Given instruction: Retype the records below from their first line through the line holding "return [i, v];", including both ends and no pictures.

(Records with drawing code)
⟨
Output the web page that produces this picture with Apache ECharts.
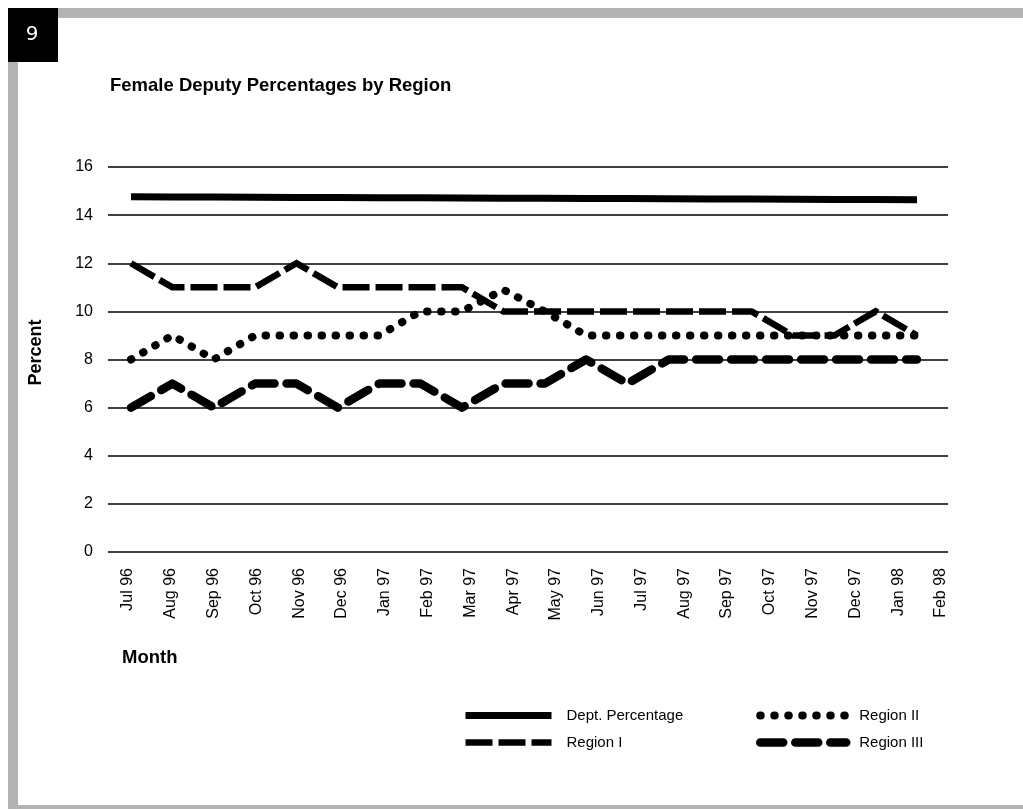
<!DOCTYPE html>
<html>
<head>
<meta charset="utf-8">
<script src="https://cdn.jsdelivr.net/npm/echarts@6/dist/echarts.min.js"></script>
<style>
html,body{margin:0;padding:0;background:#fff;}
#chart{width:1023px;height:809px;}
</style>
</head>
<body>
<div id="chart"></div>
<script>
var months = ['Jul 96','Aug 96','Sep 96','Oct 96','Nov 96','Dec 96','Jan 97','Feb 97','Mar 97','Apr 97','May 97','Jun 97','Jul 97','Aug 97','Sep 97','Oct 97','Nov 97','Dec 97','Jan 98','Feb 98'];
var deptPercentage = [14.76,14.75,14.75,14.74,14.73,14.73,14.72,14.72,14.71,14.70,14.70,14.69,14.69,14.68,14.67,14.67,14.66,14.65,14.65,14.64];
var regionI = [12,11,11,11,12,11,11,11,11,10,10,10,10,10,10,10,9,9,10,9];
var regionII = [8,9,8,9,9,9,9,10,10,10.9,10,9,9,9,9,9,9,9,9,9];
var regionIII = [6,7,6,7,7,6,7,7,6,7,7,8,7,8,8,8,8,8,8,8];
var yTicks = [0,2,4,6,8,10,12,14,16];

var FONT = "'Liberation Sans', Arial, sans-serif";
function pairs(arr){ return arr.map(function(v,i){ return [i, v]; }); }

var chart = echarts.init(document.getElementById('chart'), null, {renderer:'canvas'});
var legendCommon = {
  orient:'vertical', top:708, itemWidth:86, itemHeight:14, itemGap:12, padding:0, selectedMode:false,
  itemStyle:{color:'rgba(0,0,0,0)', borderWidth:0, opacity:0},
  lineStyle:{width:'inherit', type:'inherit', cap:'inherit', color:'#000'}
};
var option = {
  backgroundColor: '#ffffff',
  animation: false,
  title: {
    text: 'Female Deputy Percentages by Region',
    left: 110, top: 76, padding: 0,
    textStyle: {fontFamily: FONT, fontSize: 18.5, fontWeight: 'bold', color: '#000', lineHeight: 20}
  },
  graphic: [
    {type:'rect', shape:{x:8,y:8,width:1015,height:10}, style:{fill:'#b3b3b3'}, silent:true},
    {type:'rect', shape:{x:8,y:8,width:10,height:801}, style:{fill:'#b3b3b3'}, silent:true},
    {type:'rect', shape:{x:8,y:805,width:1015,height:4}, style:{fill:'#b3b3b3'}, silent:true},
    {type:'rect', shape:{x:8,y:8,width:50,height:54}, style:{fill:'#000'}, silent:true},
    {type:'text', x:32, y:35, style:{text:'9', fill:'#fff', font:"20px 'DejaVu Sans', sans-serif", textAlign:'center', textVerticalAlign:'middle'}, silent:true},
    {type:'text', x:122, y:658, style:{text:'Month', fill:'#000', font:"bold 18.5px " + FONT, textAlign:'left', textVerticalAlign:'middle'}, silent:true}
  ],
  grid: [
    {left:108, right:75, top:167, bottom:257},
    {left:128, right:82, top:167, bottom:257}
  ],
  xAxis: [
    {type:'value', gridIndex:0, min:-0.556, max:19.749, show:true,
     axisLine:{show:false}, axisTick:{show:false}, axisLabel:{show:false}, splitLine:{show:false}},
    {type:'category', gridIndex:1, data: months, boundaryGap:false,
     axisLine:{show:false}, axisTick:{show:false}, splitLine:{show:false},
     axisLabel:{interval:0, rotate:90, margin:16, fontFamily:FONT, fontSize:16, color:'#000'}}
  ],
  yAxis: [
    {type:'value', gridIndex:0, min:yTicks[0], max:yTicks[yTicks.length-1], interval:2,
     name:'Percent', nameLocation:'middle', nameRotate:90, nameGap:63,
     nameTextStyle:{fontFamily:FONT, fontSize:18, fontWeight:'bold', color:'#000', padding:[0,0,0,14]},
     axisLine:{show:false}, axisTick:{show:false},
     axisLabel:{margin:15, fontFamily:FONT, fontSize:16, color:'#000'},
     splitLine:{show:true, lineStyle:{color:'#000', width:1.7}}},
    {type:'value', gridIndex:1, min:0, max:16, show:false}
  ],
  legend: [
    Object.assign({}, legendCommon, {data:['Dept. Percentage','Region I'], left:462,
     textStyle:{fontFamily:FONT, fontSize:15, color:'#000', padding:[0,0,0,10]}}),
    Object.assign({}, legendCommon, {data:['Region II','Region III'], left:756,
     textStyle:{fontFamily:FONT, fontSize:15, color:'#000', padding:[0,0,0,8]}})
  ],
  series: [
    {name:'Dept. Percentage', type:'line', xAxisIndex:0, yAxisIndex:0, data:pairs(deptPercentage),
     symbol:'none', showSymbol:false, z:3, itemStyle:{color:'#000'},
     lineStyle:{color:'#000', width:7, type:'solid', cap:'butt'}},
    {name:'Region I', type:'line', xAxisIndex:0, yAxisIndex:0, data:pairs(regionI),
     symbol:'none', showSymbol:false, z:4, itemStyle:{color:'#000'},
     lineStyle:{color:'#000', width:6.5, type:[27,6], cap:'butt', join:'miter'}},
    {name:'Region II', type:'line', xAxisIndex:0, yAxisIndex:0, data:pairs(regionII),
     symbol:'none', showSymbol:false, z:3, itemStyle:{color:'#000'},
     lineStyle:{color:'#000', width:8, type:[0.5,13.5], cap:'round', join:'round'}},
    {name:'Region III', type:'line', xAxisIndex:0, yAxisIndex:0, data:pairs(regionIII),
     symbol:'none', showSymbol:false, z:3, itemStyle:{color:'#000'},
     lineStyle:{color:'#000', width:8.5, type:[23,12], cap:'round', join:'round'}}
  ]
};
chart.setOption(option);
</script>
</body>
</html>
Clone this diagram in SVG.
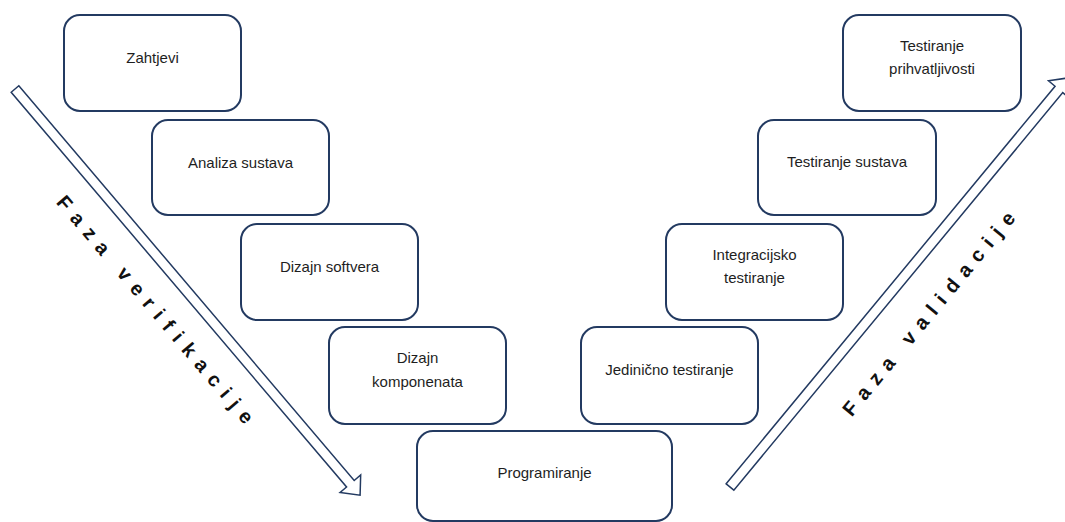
⟩
Answer:
Output the web page that produces this picture with Apache ECharts.
<!DOCTYPE html>
<html>
<head>
<meta charset="utf-8">
<script src="https://cdn.jsdelivr.net/npm/echarts@6/dist/echarts.min.js"></script>
<style>
html,body{margin:0;padding:0;background:#fff;}
#chart{width:1023px;height:809px;}
</style>
</head>
<body>
<div id="chart"></div>
<script>
var months = ['Jul 96','Aug 96','Sep 96','Oct 96','Nov 96','Dec 96','Jan 97','Feb 97','Mar 97','Apr 97','May 97','Jun 97','Jul 97','Aug 97','Sep 97','Oct 97','Nov 97','Dec 97','Jan 98','Feb 98'];
var deptPercentage = [14.76,14.75,14.75,14.74,14.73,14.73,14.72,14.72,14.71,14.70,14.70,14.69,14.69,14.68,14.67,14.67,14.66,14.65,14.65,14.64];
var regionI = [12,11,11,11,12,11,11,11,11,10,10,10,10,10,10,10,9,9,10,9];
var regionII = [8,9,8,9,9,9,9,10,10,10.9,10,9,9,9,9,9,9,9,9,9];
var regionIII = [6,7,6,7,7,6,7,7,6,7,7,8,7,8,8,8,8,8,8,8];
var yTicks = [0,2,4,6,8,10,12,14,16];

var FONT = "'Liberation Sans', Arial, sans-serif";
function pairs(arr){ return arr.map(function(v,i){ return [i, v]; }); }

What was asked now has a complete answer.